UK consumers have cut back on summer spending amid the impact of poor weather and the cost of living crisis, figures show, underscoring the challenge for the Bank of England ahead of its interest rate decision on Thursday.
In a sign of weakness in consumer spending over the summer months, figures from the British Retail Consortium (BRC) show that clothing and footwear prices fell for the seventh consecutive month in July as weak demand persisted.
Separate figures from the Bank of England show that credit-card borrowing also slumped in June as poor weather for the time of year and concerns about the cost of living deterred households from spending.
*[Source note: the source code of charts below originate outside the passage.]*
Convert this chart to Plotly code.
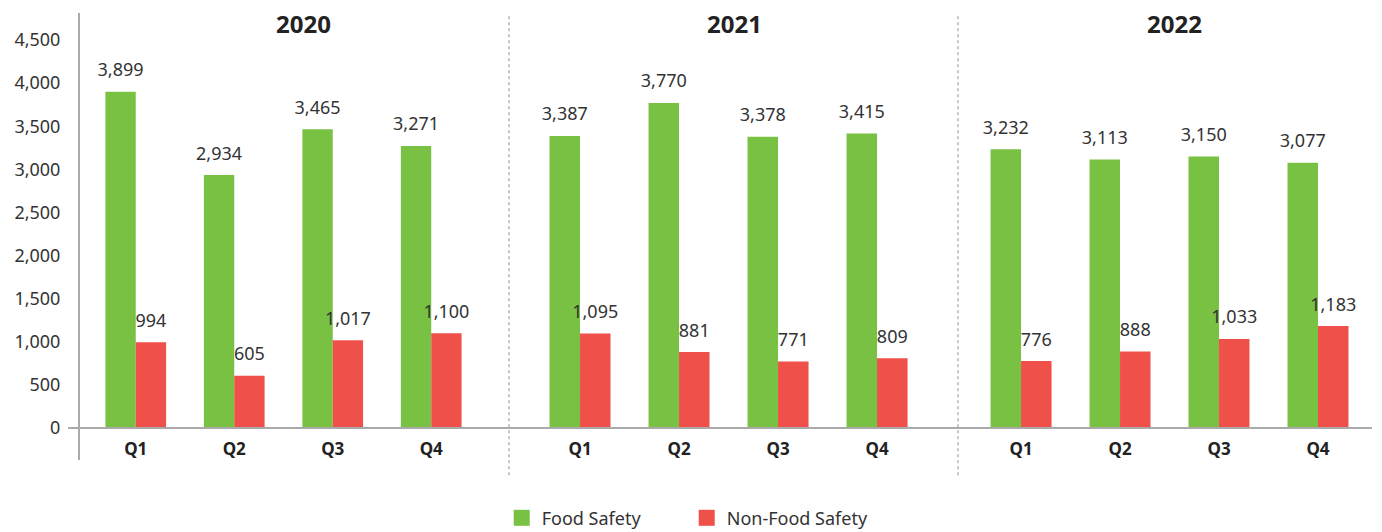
import plotly.graph_objects as go

years = ["2020", "2021", "2022"]
quarters = ["Q1", "Q2", "Q3", "Q4"]
food_safety = [
    [3899, 2934, 3465, 3271],
    [3387, 3770, 3378, 3415],
    [3232, 3113, 3150, 3077],
]
non_food_safety = [
    [994, 605, 1017, 1100],
    [1095, 881, 771, 809],
    [776, 888, 1033, 1183],
]
y_ticks = [0, 500, 1000, 1500, 2000, 2500, 3000, 3500, 4000, 4500]

GREEN = "#79C143"
RED = "#F0504A"
FONT = "Noto Sans"
series = [("Food Safety", food_safety, GREEN, "fs"), ("Non-Food Safety", non_food_safety, RED, "nfs")]

fig = go.Figure()
xaxes = ["x", "x2", "x3"]
for i, yr in enumerate(years):
    for name, vals, col, grp in series:
        fig.add_trace(go.Bar(
            x=quarters, y=vals[i], name=name, xaxis=xaxes[i], yaxis="y", offsetgroup=grp,
            marker_color=col, marker_line_width=0, legendgroup=name, showlegend=False))
    # value labels, grouped the same way as the bars
    for name, vals, col, grp in series:
        fig.add_trace(go.Scatter(
            x=quarters, y=vals[i], xaxis=xaxes[i], yaxis="y", mode="markers+text", offsetgroup=grp,
            marker=dict(size=16, color="rgba(0,0,0,0)"), legendgroup=name, showlegend=False,
            text=[f"{v:,}" for v in vals[i]], textposition="top center",
            textfont=dict(size=18, color="#333333"), cliponaxis=False, hoverinfo="skip"))

# legend entries with bigger square swatches
for name, vals, col, grp in series:
    fig.add_trace(go.Scatter(
        x=[None], y=[None], name=name, mode="markers", legendgroup=name, offsetgroup=grp,
        marker=dict(symbol="square", size=16, color=col)))

# plot area (figure px): x 71..1364, y 5..452
ymin, ymax = -371, 4813
zero_pos = -ymin / (ymax - ymin)
domains = [(0.0058, 0.3105), (0.3492, 0.6555), (0.6903, 0.9965)]
xfmt = dict(type="category", showgrid=False, zeroline=False, showline=False,
            tickfont=dict(size=17, color="#222222", family=FONT, weight="bold"),
            anchor="free", position=zero_pos, ticks="outside", ticklen=6,
            tickcolor="rgba(0,0,0,0)", fixedrange=True, automargin=False)

fig.update_layout(
    xaxis=dict(domain=domains[0], **xfmt),
    xaxis2=dict(domain=domains[1], **xfmt),
    xaxis3=dict(domain=domains[2], **xfmt),
    yaxis=dict(range=[ymin, ymax], tickvals=y_ticks, tickformat=",", showgrid=False,
               zeroline=False, showline=True, linecolor="#aaaaab", linewidth=2,
               anchor="free", position=0, domain=[0, 1],
               tickfont=dict(size=18, color="#333333"), ticks="outside", ticklen=14,
               tickcolor="rgba(0,0,0,0)", automargin=False),
    barmode="group", bargap=0.384, bargroupgap=0,
    scattermode="group", scattergap=0.384,
    font=dict(family=FONT, color="#333333"),
    paper_bgcolor="white", plot_bgcolor="white",
    width=1374, height=524,
    margin=dict(l=71, r=10, t=5, b=72, autoexpand=False),
    showlegend=True,
    legend=dict(orientation="h", x=0.47, xanchor="center", y=-0.13, yanchor="middle",
                entrywidth=140, entrywidthmode="pixels",
                font=dict(size=18, color="#333333"), traceorder="normal"),
)

# zero line
fig.add_shape(type="line", xref="paper", yref="y", x0=-11 / 1293, x1=1, y0=0, y1=0,
              line=dict(color="#aaaaab", width=2))
# dotted year separators
for sx in [(509 - 79) / 1293, (958 - 79) / 1293]:
    fig.add_shape(type="line", xref="paper", yref="paper", x0=sx, x1=sx, y0=-0.034, y1=0.995,
                  line=dict(color="#b5b5b5", width=1.5, dash="dot"))

# year headings
for yr, ax in zip(years, [0.1736, 0.5066, 0.8476]):
    fig.add_annotation(text=f"<b>{yr}</b>", x=ax, y=0.9765, xref="paper", yref="paper",
                       xanchor="center", yanchor="middle",
                       showarrow=False, font=dict(size=24, color="#222222"))

fig.write_html("out.html")
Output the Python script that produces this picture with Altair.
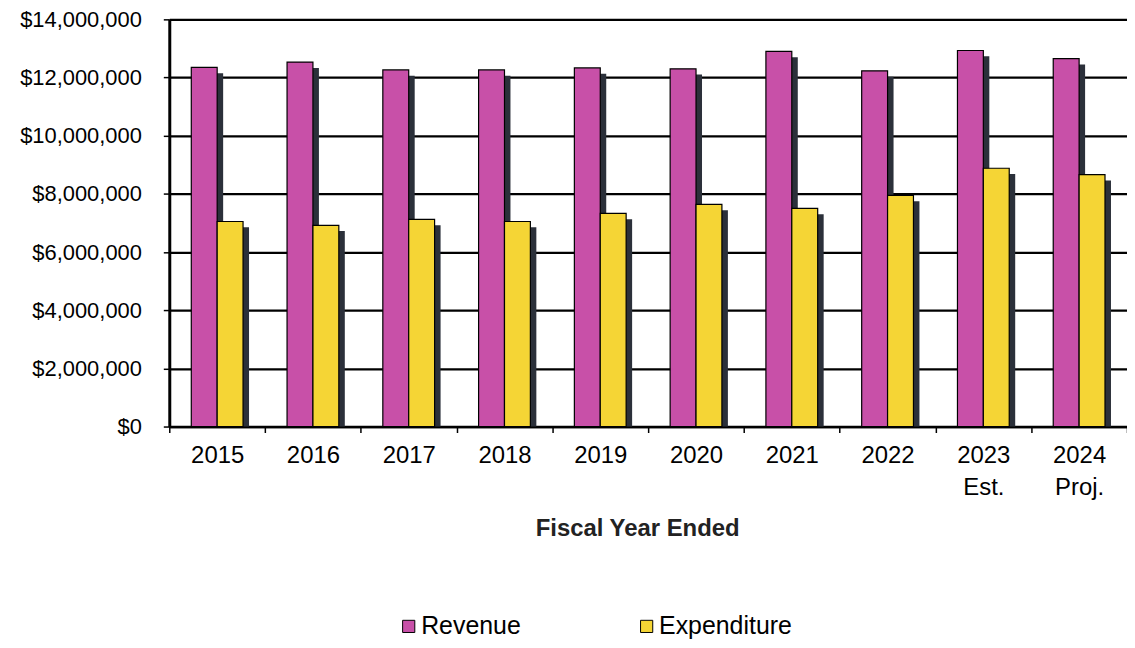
import altair as alt
import pandas as pd

years = ["2015", "2016", "2017", "2018", "2019", "2020", "2021", "2022", "2023|Est.", "2024|Proj."]
revenue = [12350000, 12530000, 12260000, 12260000, 12330000, 12300000, 12900000, 12230000, 12930000, 12650000]
expenditure = [7050000, 6920000, 7120000, 7050000, 7330000, 7640000, 7500000, 7950000, 8880000, 8660000]
series = ["Revenue", "Expenditure"]
colors = ["#C850A8", "#F5D535"]

rows = []
for i, y in enumerate(years):
    rows.append({"year": y, "series": "Revenue", "value": revenue[i]})
    rows.append({"year": y, "series": "Expenditure", "value": expenditure[i]})
df = pd.DataFrame(rows)

FONT = "Liberation Sans"
SHADOW_DROP = 200000  # vertical drop of the 3-D shadow, in value units

x_enc = alt.X(
    "year:N",
    sort=years,
    scale=alt.Scale(paddingInner=0, paddingOuter=0),
    axis=alt.Axis(
        title="Fiscal Year Ended",
        labelAngle=0,
        labelExpr="isValid(datum.value) ? split(datum.value, '|') : ''",
        labelFont=FONT,
        labelFontSize=24,
        labelColor="black",
        labelPadding=11,
        labelLineHeight=32,
        tickBand="extent",
        tickColor="black",
        tickSize=6,
        tickWidth=1.5,
        domainColor="black",
        domainWidth=2.5,
        titleFont=FONT,
        titleFontSize=24,
        titleFontWeight="bold",
        titleColor="#222222",
        titlePadding=17,
        titleX=470,
        grid=False,
    ),
)
y_axis = alt.Axis(
    title=None,
    values=[0, 2000000, 4000000, 6000000, 8000000, 10000000, 12000000, 14000000],
    format="$,.0f",
    labelFont=FONT,
    labelFontSize=22,
    labelColor="black",
    labelPadding=22,
    tickColor="black",
    tickSize=6,
    tickWidth=1.5,
    domainColor="black",
    domainWidth=3,
    gridColor="black",
    gridWidth=2.2,
    gridOpacity=1,
)
y_scale = alt.Scale(domain=[0, 14000000], nice=False)

shadow = (
    alt.Chart(df)
    .transform_calculate(shadow_top=f"max(datum.value - {SHADOW_DROP}, 0)")
    .mark_bar(color="#2B303A")
    .encode(
        x=x_enc,
        xOffset=alt.XOffset(
            "series:N",
            sort=series,
            scale=alt.Scale(paddingOuter=0.85, paddingInner=0, align=0.636),
        ),
        y=alt.Y("shadow_top:Q", scale=y_scale, axis=y_axis),
    )
)

bars = alt.Chart(df).mark_bar(stroke="black", strokeWidth=1.2).encode(
    x=x_enc,
    xOffset=alt.XOffset(
        "series:N",
        sort=series,
        scale=alt.Scale(paddingOuter=0.85, paddingInner=0),
    ),
    y=alt.Y("value:Q", scale=y_scale, axis=y_axis),
    color=alt.Color(
        "series:N",
        sort=series,
        scale=alt.Scale(domain=series, range=colors),
        legend=alt.Legend(
            title=None,
            orient="none",
            legendX=228,
            legendY=597,
            direction="horizontal",
            symbolType="square",
            symbolSize=150,
            symbolStrokeColor="black",
            symbolStrokeWidth=1,
            symbolOpacity=1,
            labelFont=FONT,
            labelFontSize=25,
            labelColor="black",
            labelOffset=0,
            columnPadding=113,
        ),
    ),
)

chart = (
    alt.layer(shadow, bars)
    .resolve_scale(xOffset="independent")
    .properties(
        width=962,
        height=409,
        autosize=alt.AutoSizeParams(type="none"),
        padding={"left": 162, "top": 10, "right": 0, "bottom": 213},
    )
    .configure_view(stroke=None)
    .configure(background="white")
)

chart.save("out.html", embed_options={"renderer": "svg", "actions": False})
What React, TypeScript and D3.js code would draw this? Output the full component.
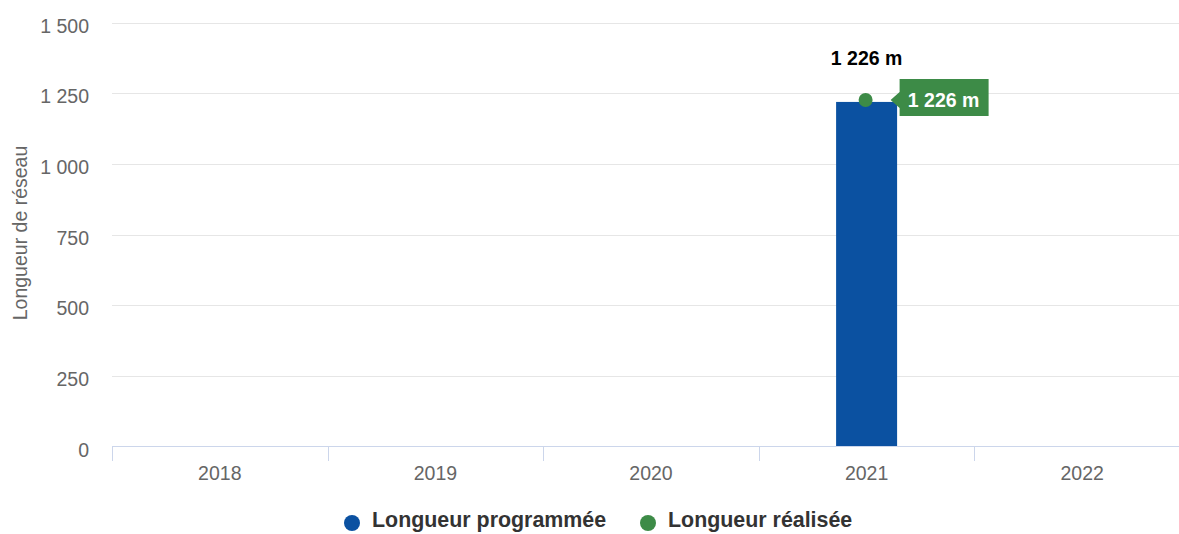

The figures came as financial markets predict the Bank’s interest rate decision on Thursday will be on a knife edge as policymakers consider whether to cut borrowing costs for the first time since the Covid pandemic.
After a drop in headline inflation to the government’s 2% target for two consecutive months, City economists believe Threadneedle Street’s monetary policy committee could narrowly vote to cut interest rates from the current level of 5.25%.
The Bank has said its decision will rest on whether price growth in the service sector of the economy is slowing, and whether Britain’s jobs market is cooling to levels consistent with keeping inflation near 2%.
Reflecting subdued consumer appetite as households held back from spending, the BRC figures show annual shop price inflation was unchanged in July at 0.2%. This was below the three-month average rate of 0.3%, and the lowest rate since October 2021.
Non-food price deflation, which means prices are falling compared with a year ago, continued at 0.9%, marginal slower than 1% in June, as retailers cut their prices in an attempt to lure reluctant consumers.
The BRC’s chief executive, Helen Dickinson, said: “Holidaymakers could pick up bargain summer wear and summer reads as clothing and footwear prices fell for the seventh consecutive month amidst persistent weak demand, and the prices of books fell.”
The Bank’s figures show that net consumer credit borrowing fell from £1.5bn in May to to £1.2bn in June, missing City economists’ forecasts for a stronger growth rate as households held back from borrowing to finance their spending.
The global and UK head of financial services at the accountancy firm KPMG, Karim Haji, said the figures showed that customers were yet to feel the effects of recent stronger levels of economic growth and lower inflation.
“What is clear is that despite two straight months of inflation remaining on target, households aren’t necessarily feeling better off for it,” he said. ”Indeed, wage growth has slowed in recent months, which may go some way to explaining this.”
Retailers, however, are hopeful that a pickup in spending could come given a rise in footfall at UK shopping destinations after the start of the school summer holidays last week. The data provider MRI Software said footfall rose by 4.8% in all retail destinations compared with the previous week, led by a 6.9% jump in shopping centre activity, a 4.4% rise in visits to high streets and a 3.3% increase at retail parks.
The Bank’s latest snapshot also shows that net mortgage approvals, which indicate future levels of borrowing, remained largely unchanged in June from a month earlier, in a sign of the property market treading water before the general election and Thursday’s rate decision.
RBC Capital Markets’ European housebuilding analyst, Anthony Codling, said: “Stability is good, but in our view, the UK housing market appears to be treading water, waiting for, hoping for the first Bank Rate cut. There is a small chance that cut could come on Thursday, but we believe the first cut is more likely in September. Once mortgage rates start to fall, we expect housing market activity to pick up.”